**RECORDED DATA:**
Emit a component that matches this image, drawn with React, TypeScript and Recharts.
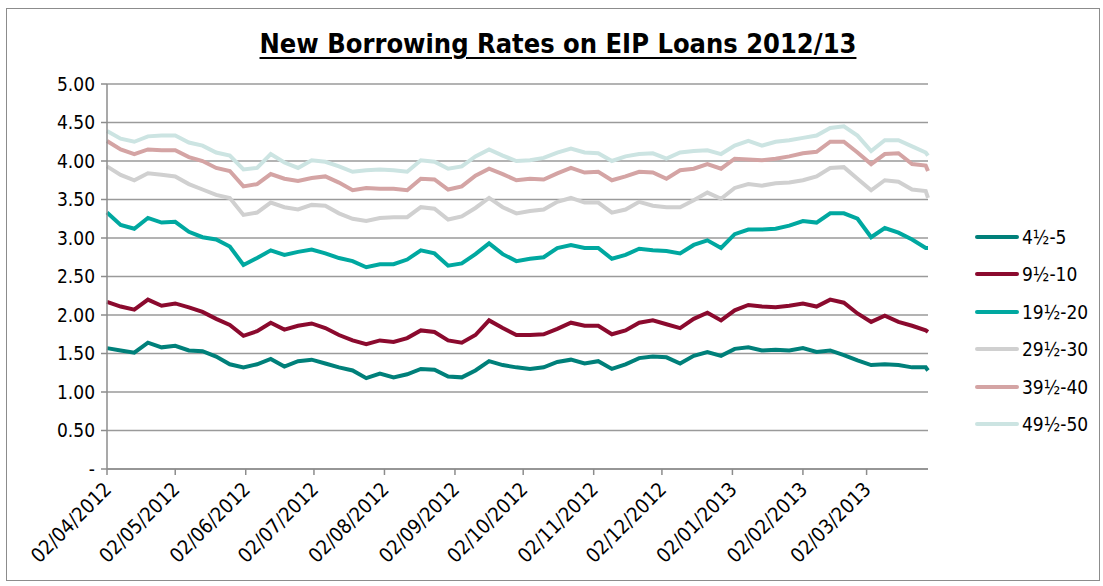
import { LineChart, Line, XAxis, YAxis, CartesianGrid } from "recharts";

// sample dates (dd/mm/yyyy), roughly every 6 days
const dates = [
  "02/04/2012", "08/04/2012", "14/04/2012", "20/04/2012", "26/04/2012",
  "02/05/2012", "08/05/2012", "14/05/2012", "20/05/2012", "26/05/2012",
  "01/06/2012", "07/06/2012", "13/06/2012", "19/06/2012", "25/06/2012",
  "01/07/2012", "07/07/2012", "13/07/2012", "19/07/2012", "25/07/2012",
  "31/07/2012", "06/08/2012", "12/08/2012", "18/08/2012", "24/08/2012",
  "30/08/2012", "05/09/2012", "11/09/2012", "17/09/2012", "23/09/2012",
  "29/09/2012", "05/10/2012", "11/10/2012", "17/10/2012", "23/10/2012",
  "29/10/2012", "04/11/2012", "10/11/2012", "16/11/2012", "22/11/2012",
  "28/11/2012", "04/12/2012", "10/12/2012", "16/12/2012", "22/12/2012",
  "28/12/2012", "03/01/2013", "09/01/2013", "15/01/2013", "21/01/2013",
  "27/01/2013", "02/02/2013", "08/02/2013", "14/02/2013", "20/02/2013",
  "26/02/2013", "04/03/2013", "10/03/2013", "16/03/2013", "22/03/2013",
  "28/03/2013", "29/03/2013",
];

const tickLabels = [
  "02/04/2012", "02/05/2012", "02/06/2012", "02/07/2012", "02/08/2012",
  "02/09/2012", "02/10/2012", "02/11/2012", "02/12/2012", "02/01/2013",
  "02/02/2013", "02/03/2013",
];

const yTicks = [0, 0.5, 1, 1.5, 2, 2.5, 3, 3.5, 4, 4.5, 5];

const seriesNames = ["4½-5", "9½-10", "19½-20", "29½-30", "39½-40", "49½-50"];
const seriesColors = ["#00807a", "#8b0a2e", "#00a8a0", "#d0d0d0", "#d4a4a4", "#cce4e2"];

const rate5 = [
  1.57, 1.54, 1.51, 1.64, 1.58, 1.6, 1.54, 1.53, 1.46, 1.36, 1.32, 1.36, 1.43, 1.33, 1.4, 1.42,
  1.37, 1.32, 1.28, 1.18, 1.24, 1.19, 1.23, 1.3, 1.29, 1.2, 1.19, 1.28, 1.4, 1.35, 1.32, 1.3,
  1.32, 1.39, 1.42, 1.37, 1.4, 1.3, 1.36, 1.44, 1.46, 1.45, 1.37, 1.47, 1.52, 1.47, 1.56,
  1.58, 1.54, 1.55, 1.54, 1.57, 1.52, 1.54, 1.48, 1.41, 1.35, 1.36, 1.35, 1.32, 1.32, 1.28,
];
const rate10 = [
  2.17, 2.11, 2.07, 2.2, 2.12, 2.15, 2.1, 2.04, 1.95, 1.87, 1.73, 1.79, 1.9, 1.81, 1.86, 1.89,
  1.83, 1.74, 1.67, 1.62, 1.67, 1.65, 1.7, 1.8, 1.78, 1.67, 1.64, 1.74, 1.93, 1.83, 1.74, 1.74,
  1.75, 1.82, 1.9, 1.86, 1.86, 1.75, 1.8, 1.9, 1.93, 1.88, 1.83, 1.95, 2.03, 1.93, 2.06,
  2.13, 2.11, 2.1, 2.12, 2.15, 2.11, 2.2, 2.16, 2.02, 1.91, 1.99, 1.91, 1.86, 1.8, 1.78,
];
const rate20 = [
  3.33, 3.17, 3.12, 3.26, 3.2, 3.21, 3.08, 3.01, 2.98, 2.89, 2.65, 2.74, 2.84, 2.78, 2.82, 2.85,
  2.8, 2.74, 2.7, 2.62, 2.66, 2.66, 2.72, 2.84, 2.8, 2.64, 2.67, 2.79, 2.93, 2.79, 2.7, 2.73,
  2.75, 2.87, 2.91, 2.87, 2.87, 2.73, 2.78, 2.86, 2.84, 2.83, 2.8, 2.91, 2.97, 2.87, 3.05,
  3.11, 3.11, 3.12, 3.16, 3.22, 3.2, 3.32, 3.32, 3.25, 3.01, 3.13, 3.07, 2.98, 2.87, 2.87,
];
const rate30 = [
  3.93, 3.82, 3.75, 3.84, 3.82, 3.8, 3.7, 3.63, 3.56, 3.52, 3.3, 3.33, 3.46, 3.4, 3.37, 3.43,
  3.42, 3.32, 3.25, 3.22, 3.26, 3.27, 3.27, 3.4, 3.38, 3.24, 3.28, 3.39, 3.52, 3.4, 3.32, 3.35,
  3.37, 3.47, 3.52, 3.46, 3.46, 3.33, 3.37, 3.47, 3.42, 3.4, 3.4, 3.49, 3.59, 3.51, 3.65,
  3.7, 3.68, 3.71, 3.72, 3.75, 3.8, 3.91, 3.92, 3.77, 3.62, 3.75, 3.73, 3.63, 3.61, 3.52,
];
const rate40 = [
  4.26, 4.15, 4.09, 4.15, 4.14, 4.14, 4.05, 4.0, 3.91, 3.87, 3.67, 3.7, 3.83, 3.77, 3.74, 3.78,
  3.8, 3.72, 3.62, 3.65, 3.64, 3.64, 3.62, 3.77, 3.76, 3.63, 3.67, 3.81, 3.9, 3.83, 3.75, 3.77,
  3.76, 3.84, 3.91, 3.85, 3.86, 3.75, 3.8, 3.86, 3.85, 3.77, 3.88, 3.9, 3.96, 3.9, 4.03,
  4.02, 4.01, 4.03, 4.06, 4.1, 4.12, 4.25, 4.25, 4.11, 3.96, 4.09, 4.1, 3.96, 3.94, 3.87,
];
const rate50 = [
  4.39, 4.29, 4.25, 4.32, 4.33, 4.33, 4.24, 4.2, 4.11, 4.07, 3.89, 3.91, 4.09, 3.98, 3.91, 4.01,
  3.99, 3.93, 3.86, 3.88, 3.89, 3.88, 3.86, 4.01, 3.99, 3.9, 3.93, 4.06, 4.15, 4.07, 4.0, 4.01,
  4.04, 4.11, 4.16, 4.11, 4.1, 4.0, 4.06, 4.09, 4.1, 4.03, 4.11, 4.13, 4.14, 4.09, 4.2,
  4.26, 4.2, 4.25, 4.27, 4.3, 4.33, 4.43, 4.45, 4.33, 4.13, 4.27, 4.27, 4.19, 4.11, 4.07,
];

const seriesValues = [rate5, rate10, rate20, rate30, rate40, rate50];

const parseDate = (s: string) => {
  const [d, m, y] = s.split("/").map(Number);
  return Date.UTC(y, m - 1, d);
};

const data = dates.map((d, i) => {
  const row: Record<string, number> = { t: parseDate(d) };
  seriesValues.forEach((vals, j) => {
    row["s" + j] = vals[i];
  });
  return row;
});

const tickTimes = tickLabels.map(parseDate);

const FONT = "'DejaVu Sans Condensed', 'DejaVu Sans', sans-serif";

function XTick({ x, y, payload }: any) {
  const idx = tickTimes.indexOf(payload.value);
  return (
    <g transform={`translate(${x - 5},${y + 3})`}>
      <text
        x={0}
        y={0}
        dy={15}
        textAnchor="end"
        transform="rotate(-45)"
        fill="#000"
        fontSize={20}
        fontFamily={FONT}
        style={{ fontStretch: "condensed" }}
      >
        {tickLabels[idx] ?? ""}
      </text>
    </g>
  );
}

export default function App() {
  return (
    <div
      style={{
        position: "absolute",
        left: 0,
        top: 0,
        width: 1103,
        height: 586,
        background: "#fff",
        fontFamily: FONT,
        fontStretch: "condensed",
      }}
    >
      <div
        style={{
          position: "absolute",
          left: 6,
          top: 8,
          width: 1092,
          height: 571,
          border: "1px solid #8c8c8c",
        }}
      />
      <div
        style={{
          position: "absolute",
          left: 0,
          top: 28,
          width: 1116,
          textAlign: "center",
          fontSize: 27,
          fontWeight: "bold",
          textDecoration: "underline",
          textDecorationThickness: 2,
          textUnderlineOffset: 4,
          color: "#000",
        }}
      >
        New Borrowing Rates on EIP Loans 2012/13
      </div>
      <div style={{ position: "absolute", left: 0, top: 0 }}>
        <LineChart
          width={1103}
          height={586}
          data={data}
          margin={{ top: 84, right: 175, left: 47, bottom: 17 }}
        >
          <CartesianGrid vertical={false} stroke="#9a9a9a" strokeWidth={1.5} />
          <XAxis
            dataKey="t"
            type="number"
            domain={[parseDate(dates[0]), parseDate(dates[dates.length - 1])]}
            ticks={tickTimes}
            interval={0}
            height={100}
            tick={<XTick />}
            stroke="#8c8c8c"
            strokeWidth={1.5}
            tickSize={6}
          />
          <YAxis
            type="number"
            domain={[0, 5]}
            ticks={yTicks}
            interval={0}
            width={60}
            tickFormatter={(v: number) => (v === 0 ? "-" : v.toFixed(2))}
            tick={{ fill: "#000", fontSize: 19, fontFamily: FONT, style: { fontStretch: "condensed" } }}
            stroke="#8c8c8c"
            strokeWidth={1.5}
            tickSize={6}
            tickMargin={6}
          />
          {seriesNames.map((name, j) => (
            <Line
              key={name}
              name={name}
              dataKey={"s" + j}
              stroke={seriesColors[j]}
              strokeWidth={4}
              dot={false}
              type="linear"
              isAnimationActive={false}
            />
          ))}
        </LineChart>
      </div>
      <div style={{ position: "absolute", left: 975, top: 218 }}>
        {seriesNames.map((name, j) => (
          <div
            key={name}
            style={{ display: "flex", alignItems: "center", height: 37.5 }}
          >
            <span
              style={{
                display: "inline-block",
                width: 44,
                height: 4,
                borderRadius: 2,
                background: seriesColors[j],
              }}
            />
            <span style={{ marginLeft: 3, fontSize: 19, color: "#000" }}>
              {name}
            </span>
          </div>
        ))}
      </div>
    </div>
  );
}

**AIM:**
Please extract exactly the lines of the data, from the first through the line containing "XAxis, YAxis, CartesianGrid", and add no pictures to the copy.

**EXPECTED OUTPUT:**
Emit a component that matches this image, drawn with React, TypeScript and Recharts.
import { LineChart, Line, XAxis, YAxis, CartesianGrid } from "recharts";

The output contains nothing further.